### SET TASK
Copy exactly, and only, the lines starting at the line with "Rebuild this chart" and ending at the line with "0.660, 0.450, 0.475];". Leave every picture out of the copy.

### MATERIAL SUPPLIED
--- start ---
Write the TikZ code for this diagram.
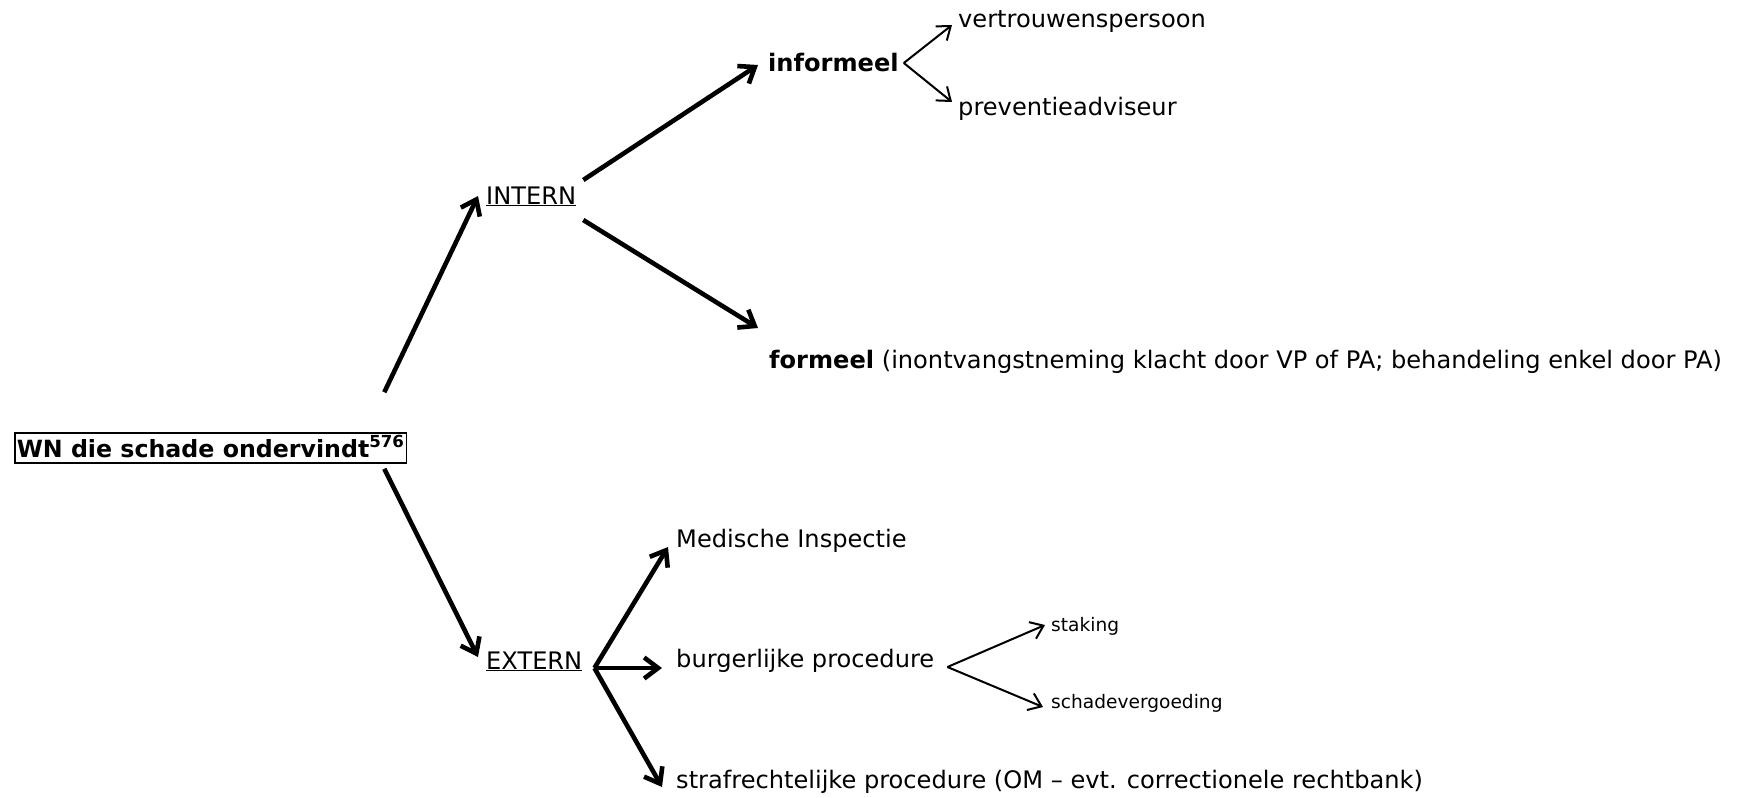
--- end ---
--- start ---
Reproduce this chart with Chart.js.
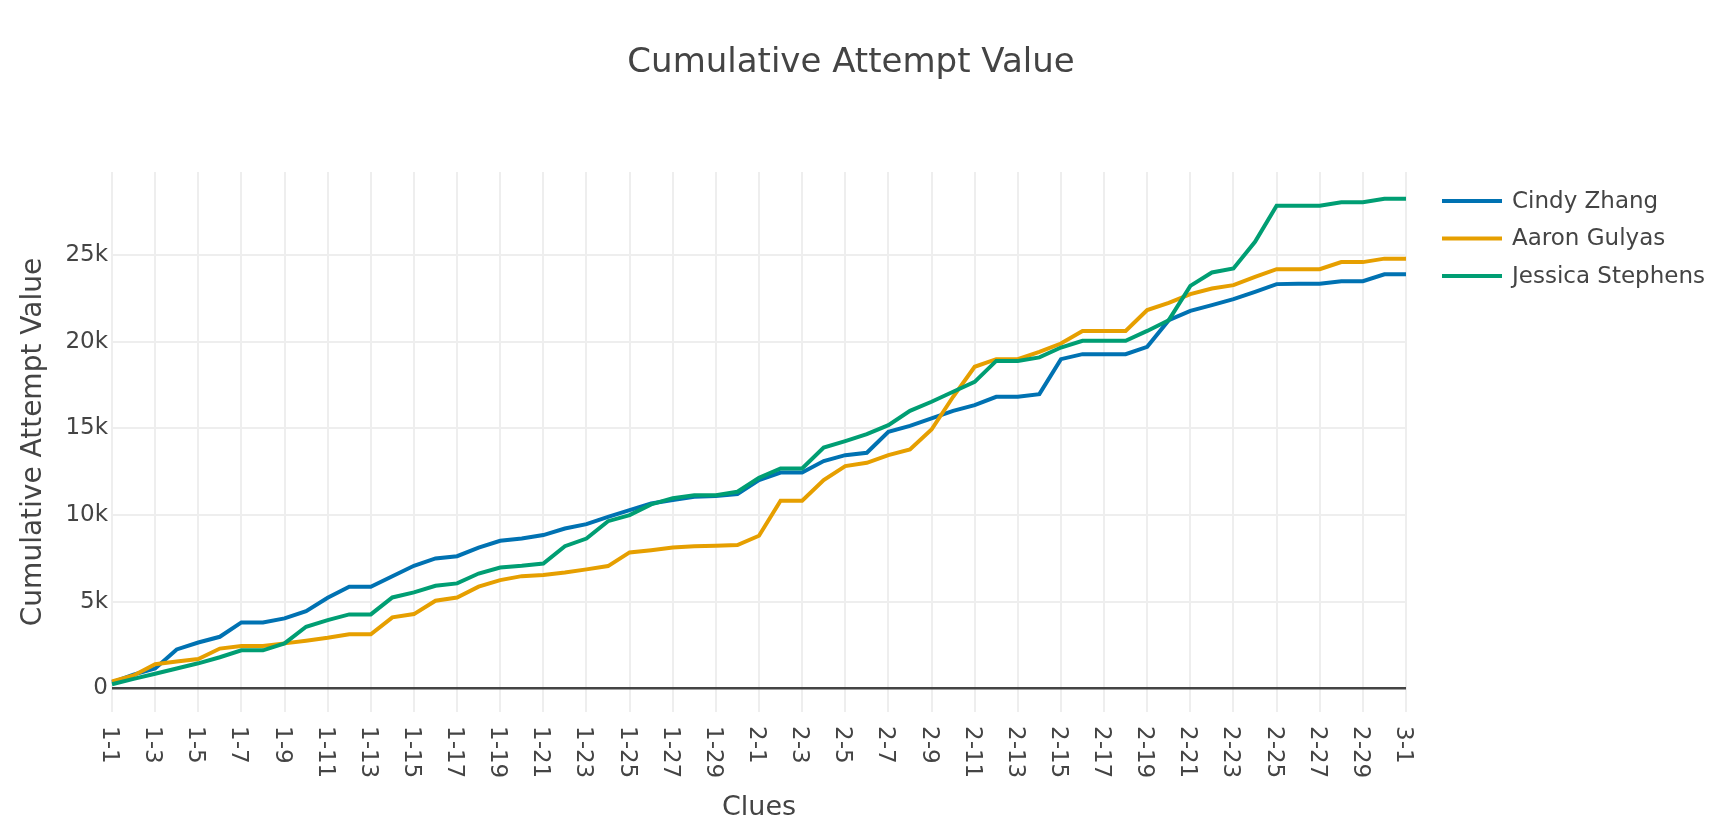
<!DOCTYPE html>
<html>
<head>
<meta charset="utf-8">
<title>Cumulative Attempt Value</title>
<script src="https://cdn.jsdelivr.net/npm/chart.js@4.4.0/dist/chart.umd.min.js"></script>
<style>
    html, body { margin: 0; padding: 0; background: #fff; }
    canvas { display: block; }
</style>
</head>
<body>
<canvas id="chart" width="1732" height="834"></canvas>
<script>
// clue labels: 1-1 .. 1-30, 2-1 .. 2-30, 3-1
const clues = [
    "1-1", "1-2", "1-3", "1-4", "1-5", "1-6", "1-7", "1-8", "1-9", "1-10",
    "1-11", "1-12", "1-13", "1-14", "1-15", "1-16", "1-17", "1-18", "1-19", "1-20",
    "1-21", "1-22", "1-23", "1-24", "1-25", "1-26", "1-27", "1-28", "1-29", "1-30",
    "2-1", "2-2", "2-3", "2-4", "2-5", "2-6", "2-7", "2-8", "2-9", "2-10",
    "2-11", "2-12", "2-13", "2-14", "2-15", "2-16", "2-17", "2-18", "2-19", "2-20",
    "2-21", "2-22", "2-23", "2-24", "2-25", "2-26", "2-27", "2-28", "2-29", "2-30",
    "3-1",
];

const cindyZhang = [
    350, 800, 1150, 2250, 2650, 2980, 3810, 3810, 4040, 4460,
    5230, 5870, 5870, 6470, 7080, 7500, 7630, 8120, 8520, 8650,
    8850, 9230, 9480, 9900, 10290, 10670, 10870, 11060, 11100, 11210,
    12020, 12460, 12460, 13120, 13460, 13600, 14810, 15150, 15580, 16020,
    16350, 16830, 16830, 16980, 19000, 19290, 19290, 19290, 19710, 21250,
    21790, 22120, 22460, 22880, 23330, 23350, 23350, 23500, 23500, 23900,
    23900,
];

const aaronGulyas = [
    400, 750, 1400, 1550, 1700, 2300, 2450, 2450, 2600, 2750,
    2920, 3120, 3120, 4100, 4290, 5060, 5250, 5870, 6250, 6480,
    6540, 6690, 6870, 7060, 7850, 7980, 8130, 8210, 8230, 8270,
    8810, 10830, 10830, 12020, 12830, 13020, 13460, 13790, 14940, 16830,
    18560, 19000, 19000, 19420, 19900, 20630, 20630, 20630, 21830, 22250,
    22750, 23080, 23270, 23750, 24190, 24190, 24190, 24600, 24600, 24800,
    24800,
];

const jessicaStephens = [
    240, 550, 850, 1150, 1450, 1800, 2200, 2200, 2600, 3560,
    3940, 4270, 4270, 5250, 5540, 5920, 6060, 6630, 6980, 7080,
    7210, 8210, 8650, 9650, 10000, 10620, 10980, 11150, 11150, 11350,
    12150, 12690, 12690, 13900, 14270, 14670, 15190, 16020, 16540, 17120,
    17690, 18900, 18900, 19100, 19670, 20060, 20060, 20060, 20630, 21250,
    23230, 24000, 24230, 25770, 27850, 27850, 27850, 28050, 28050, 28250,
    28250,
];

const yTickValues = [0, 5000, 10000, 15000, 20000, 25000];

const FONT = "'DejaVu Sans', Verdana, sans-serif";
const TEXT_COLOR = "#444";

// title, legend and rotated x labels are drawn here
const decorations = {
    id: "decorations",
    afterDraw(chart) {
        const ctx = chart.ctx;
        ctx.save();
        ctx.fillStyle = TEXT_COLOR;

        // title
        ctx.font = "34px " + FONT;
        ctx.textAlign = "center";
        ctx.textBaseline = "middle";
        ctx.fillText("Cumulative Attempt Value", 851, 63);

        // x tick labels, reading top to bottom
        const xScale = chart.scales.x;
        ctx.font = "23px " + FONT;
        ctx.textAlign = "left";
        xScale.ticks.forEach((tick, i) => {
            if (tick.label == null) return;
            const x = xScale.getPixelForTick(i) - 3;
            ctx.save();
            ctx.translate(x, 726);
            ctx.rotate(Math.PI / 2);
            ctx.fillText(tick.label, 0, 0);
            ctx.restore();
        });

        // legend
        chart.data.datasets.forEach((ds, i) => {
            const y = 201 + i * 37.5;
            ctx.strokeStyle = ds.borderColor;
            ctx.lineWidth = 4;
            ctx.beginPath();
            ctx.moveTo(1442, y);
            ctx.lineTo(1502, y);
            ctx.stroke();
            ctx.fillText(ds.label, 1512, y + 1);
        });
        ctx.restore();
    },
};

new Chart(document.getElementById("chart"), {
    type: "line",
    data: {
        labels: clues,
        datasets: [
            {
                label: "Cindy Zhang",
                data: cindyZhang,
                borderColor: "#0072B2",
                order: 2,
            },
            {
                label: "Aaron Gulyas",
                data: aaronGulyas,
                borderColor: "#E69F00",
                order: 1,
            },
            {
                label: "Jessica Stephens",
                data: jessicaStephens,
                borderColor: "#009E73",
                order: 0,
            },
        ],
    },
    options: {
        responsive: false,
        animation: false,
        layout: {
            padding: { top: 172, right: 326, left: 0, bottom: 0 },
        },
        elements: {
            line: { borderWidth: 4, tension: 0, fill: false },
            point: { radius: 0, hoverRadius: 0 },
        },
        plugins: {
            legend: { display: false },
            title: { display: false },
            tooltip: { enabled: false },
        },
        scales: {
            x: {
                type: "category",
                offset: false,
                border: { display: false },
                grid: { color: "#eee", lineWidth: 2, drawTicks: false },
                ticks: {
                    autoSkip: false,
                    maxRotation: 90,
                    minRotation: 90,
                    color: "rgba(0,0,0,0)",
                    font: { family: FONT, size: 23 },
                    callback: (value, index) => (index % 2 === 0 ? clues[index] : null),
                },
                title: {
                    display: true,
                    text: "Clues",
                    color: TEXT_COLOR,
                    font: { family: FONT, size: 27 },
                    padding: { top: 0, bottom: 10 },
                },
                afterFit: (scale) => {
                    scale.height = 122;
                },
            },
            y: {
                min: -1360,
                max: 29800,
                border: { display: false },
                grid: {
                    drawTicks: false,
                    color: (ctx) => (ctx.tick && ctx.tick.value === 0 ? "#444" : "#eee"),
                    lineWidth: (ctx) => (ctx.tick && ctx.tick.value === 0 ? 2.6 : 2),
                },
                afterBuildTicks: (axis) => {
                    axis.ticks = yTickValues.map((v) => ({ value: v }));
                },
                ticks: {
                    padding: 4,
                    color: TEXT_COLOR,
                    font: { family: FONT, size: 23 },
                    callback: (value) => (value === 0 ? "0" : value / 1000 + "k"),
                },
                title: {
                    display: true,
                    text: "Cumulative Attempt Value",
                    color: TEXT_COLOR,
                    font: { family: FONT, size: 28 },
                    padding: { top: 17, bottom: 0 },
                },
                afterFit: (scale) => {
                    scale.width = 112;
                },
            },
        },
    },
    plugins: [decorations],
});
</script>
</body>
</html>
--- end ---
--- start ---
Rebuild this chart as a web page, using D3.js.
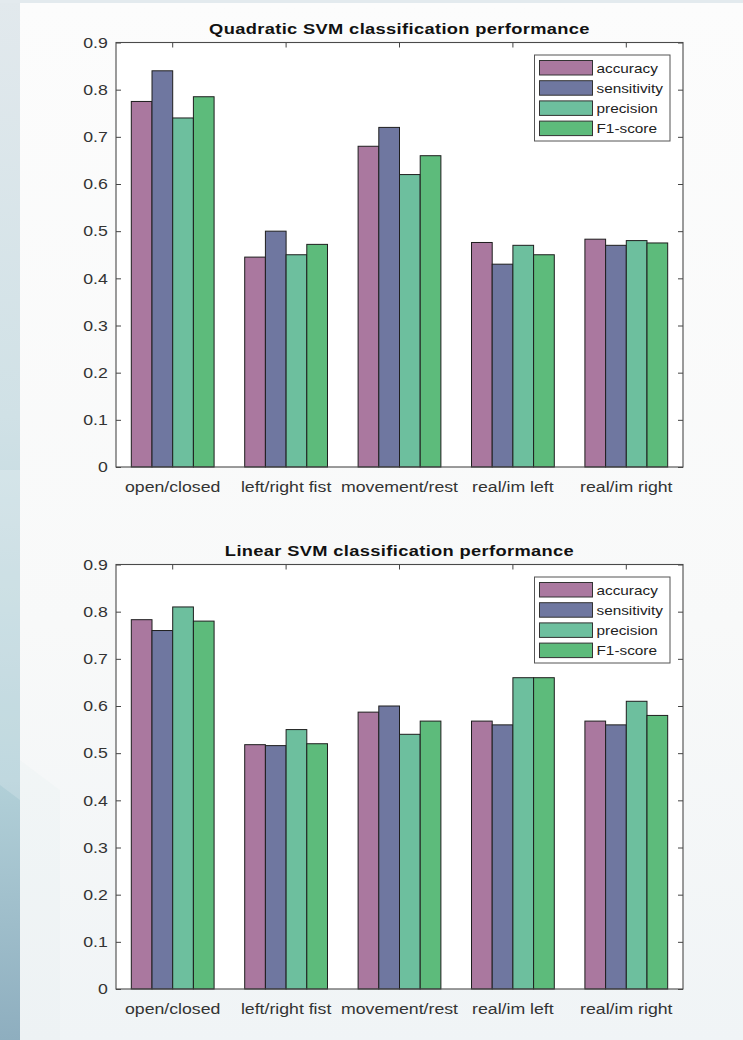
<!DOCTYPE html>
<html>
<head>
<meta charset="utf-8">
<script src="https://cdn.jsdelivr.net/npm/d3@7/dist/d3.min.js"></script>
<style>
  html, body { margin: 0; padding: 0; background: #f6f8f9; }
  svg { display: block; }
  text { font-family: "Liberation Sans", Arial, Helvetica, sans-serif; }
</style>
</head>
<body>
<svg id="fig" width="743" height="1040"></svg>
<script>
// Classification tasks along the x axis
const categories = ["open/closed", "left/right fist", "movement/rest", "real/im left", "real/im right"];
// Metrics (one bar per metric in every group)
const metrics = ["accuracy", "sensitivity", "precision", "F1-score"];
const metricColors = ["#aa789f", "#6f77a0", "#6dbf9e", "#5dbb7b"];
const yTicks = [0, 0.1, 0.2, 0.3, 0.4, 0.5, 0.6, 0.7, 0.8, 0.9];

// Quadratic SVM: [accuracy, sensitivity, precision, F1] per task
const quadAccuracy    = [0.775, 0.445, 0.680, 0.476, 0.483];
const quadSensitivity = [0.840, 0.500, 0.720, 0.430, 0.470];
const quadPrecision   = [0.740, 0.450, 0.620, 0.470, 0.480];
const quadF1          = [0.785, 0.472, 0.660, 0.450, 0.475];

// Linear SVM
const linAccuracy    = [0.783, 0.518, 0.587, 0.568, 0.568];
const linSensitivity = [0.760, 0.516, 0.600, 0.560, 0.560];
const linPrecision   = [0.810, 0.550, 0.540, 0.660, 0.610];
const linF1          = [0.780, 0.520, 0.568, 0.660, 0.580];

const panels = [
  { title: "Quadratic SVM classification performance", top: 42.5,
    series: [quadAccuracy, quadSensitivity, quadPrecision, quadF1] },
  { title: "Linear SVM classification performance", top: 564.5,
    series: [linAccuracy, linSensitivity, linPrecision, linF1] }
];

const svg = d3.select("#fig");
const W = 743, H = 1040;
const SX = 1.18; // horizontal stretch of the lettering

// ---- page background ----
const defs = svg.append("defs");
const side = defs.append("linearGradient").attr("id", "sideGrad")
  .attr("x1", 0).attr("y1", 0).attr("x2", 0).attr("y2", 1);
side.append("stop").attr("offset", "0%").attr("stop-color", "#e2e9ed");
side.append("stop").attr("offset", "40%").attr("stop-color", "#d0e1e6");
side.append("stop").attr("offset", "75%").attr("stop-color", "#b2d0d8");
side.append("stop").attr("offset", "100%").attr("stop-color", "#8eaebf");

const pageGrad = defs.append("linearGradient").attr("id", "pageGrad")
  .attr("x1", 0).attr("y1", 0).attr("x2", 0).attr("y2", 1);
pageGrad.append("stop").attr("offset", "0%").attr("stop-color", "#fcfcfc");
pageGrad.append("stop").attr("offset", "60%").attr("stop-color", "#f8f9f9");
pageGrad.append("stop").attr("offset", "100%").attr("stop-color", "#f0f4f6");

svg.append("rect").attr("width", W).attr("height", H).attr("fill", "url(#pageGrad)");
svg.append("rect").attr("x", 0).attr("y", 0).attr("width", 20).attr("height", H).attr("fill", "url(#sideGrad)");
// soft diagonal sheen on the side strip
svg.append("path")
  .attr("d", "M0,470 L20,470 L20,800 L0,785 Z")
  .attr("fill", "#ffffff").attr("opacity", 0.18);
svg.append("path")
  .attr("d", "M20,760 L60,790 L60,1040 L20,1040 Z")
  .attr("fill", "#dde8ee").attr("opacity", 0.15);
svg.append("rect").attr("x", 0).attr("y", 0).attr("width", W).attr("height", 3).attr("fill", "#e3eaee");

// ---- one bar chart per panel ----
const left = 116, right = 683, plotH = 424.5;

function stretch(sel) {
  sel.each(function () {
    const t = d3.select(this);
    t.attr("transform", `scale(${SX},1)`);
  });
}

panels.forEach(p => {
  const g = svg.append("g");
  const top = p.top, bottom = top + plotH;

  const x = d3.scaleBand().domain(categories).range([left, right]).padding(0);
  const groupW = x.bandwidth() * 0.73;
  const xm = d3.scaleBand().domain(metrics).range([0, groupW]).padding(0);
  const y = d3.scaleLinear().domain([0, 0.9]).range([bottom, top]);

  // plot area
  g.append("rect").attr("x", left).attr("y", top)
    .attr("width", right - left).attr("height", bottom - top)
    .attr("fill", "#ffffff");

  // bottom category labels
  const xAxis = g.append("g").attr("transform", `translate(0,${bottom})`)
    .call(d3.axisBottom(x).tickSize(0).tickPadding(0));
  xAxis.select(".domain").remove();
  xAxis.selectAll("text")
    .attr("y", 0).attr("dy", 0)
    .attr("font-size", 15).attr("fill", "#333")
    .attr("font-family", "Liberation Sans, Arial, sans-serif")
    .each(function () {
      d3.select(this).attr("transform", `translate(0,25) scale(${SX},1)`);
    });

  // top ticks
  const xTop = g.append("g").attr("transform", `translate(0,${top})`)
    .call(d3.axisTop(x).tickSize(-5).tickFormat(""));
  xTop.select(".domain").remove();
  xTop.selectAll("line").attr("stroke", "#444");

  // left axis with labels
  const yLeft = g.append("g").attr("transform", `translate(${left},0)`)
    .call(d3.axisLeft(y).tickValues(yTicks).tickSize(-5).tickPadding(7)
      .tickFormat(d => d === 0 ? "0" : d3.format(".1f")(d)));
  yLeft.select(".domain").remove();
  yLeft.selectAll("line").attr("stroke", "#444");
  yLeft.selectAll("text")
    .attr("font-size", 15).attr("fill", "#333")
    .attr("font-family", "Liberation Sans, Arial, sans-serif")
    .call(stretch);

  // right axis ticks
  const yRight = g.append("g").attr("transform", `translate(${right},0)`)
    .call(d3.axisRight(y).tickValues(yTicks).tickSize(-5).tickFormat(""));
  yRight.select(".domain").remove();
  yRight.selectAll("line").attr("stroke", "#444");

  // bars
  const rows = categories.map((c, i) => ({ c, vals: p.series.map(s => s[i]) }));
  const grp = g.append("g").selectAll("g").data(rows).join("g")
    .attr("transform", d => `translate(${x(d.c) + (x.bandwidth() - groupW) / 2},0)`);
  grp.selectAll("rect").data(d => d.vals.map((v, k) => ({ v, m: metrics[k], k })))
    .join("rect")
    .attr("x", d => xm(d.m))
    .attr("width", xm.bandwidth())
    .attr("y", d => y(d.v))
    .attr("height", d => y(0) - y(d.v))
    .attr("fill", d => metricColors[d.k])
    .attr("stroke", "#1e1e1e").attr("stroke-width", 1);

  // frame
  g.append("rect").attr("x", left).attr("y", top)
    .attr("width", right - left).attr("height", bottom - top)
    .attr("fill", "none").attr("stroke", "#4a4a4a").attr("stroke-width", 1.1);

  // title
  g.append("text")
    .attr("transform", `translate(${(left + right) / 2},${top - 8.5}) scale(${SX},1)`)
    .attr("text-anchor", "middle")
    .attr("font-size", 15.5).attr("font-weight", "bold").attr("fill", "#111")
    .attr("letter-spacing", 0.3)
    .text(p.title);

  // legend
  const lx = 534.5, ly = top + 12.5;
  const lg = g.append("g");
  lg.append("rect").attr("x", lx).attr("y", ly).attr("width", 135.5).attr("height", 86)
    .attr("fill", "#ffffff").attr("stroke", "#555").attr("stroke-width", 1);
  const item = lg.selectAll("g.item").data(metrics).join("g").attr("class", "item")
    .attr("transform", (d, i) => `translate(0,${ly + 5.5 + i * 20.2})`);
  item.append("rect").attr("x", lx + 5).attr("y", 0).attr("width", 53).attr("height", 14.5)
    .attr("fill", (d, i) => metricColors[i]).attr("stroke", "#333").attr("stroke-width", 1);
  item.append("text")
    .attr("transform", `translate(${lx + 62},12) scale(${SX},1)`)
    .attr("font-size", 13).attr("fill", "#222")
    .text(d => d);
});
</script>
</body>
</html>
--- end ---
### WRITTEN REPLY
Rebuild this chart as a web page, using D3.js.
<!DOCTYPE html>
<html>
<head>
<meta charset="utf-8">
<script src="https://cdn.jsdelivr.net/npm/d3@7/dist/d3.min.js"></script>
<style>
  html, body { margin: 0; padding: 0; background: #f6f8f9; }
  svg { display: block; }
  text { font-family: "Liberation Sans", Arial, Helvetica, sans-serif; }
</style>
</head>
<body>
<svg id="fig" width="743" height="1040"></svg>
<script>
// Classification tasks along the x axis
const categories = ["open/closed", "left/right fist", "movement/rest", "real/im left", "real/im right"];
// Metrics (one bar per metric in every group)
const metrics = ["accuracy", "sensitivity", "precision", "F1-score"];
const metricColors = ["#aa789f", "#6f77a0", "#6dbf9e", "#5dbb7b"];
const yTicks = [0, 0.1, 0.2, 0.3, 0.4, 0.5, 0.6, 0.7, 0.8, 0.9];

// Quadratic SVM: [accuracy, sensitivity, precision, F1] per task
const quadAccuracy    = [0.775, 0.445, 0.680, 0.476, 0.483];
const quadSensitivity = [0.840, 0.500, 0.720, 0.430, 0.470];
const quadPrecision   = [0.740, 0.450, 0.620, 0.470, 0.480];
const quadF1          = [0.785, 0.472, 0.660, 0.450, 0.475];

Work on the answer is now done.